This article has been updated to correct Breanna Stewart’s title.
Nora Fortier, 10, got off to a galloping start in the 5K run in her purple-and-white fleece pajamas adorned with a derby’s worth of horses. But while she was feeling like a star at the end — 27 of them, actually, all stuck on her race bib to mark the laps completed on an indoor track — she was also rather chill to the idea of sleepwear as athletic attire.
“I don’t really have any other pajamas,” she said after completing the 5K Pajama Jog at the Dimond Park Field House on Sunday afternoon. “I wish I did because these are really hot. But since I’m done and it’s snowing outside right now maybe I can go, like, faceplant in the snow or something.”
Dozens participating in the Juneau Girls on the Run program turned out for the 5K event intended as a celebration of accomplishments during the program’s 10-week season, said Breanna Stewart, violence prevention youth and education coordinator for AWARE, the primary coordinator of the event and founder of Girls on the Run of Greater Alaska, which was started as a local organization in 2008 before expanding statewide.
“We just tried to make the 5K a little more fun with the pajama idea,” she said.
There are local 5K runs follow seasons in the spring and fall, which offer what Stewart said are empowerment activities for girls in grades 3-5 and 6-8, with girls ages 16-18 serving as junior coaches.
Nothing about the 5K was competitive, with all participants getting #1 bib jerseys, and pre-run activities consisting of face-painting, a “happy hair” table and a photo booth.

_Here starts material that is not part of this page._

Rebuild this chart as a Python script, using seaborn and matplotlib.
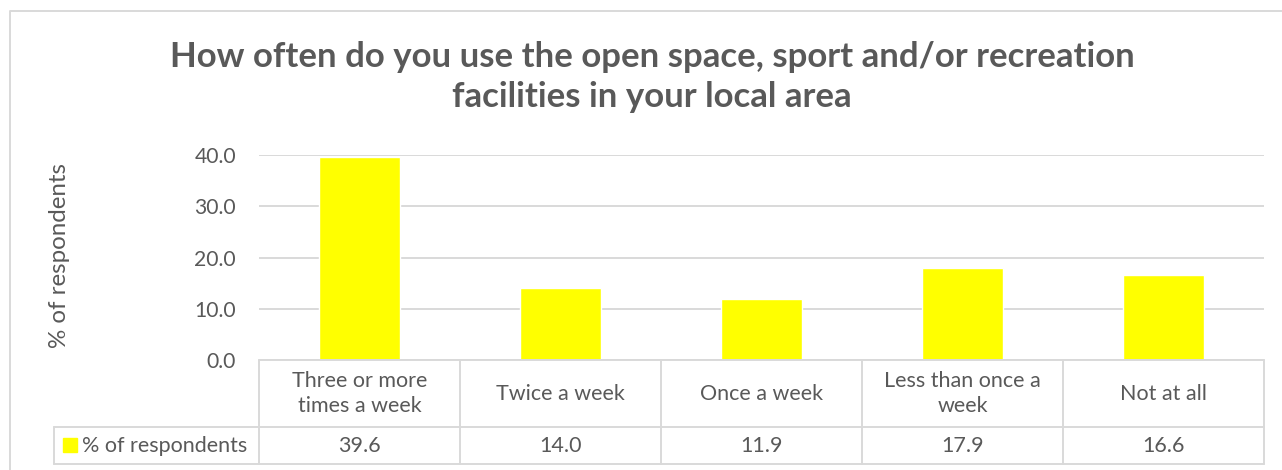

Just before the fun run the girls did go through a stretching and warm-up series that included jumping jacks, lunges, “butt-kicks” and other limbering movements.
Once the run started, the only real rule was participants were supposed to get a star sticker on their 5K bib after each lap to keep track of how many they ran — the first time the event has tracked runners that way — from parents and others grouped near the start/finish line with sticker sheets.

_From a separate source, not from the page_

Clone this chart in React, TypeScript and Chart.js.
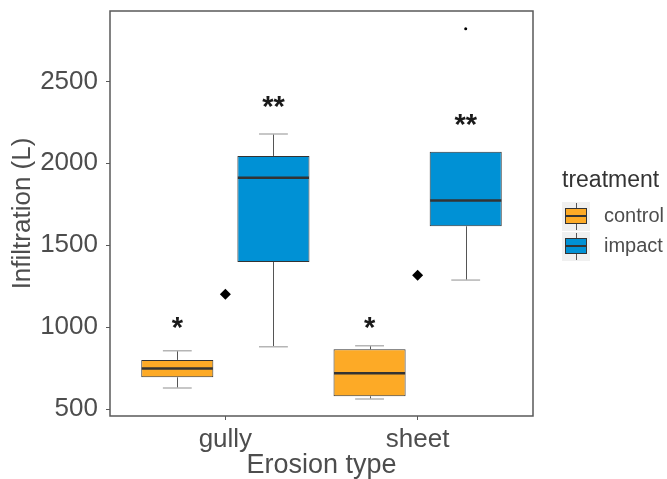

While many of the participants were in full or partial pajama outfits, there were also many dressed in more practical t-shirts, shorts and similar clothing that might be expected at a 5K.
“I didn’t want to wear PJs because I was going to be overheated,” said Casey Blackwell, 10, noting it was her second 5K. She had enough energy left at the finish she ended up running an extra lap.
The event was her second Juneau Girls on the Run 5K, following one on Sandy Beach in Douglas. She said before Sunday’s event “I tried to run in my neighborhood every day.”
Of the two 5Ks Blackwell has completed, she said she much prefers the indoor track.
“My shoes are still sandy” from the Douglas run that occurred well over a year ago, she said.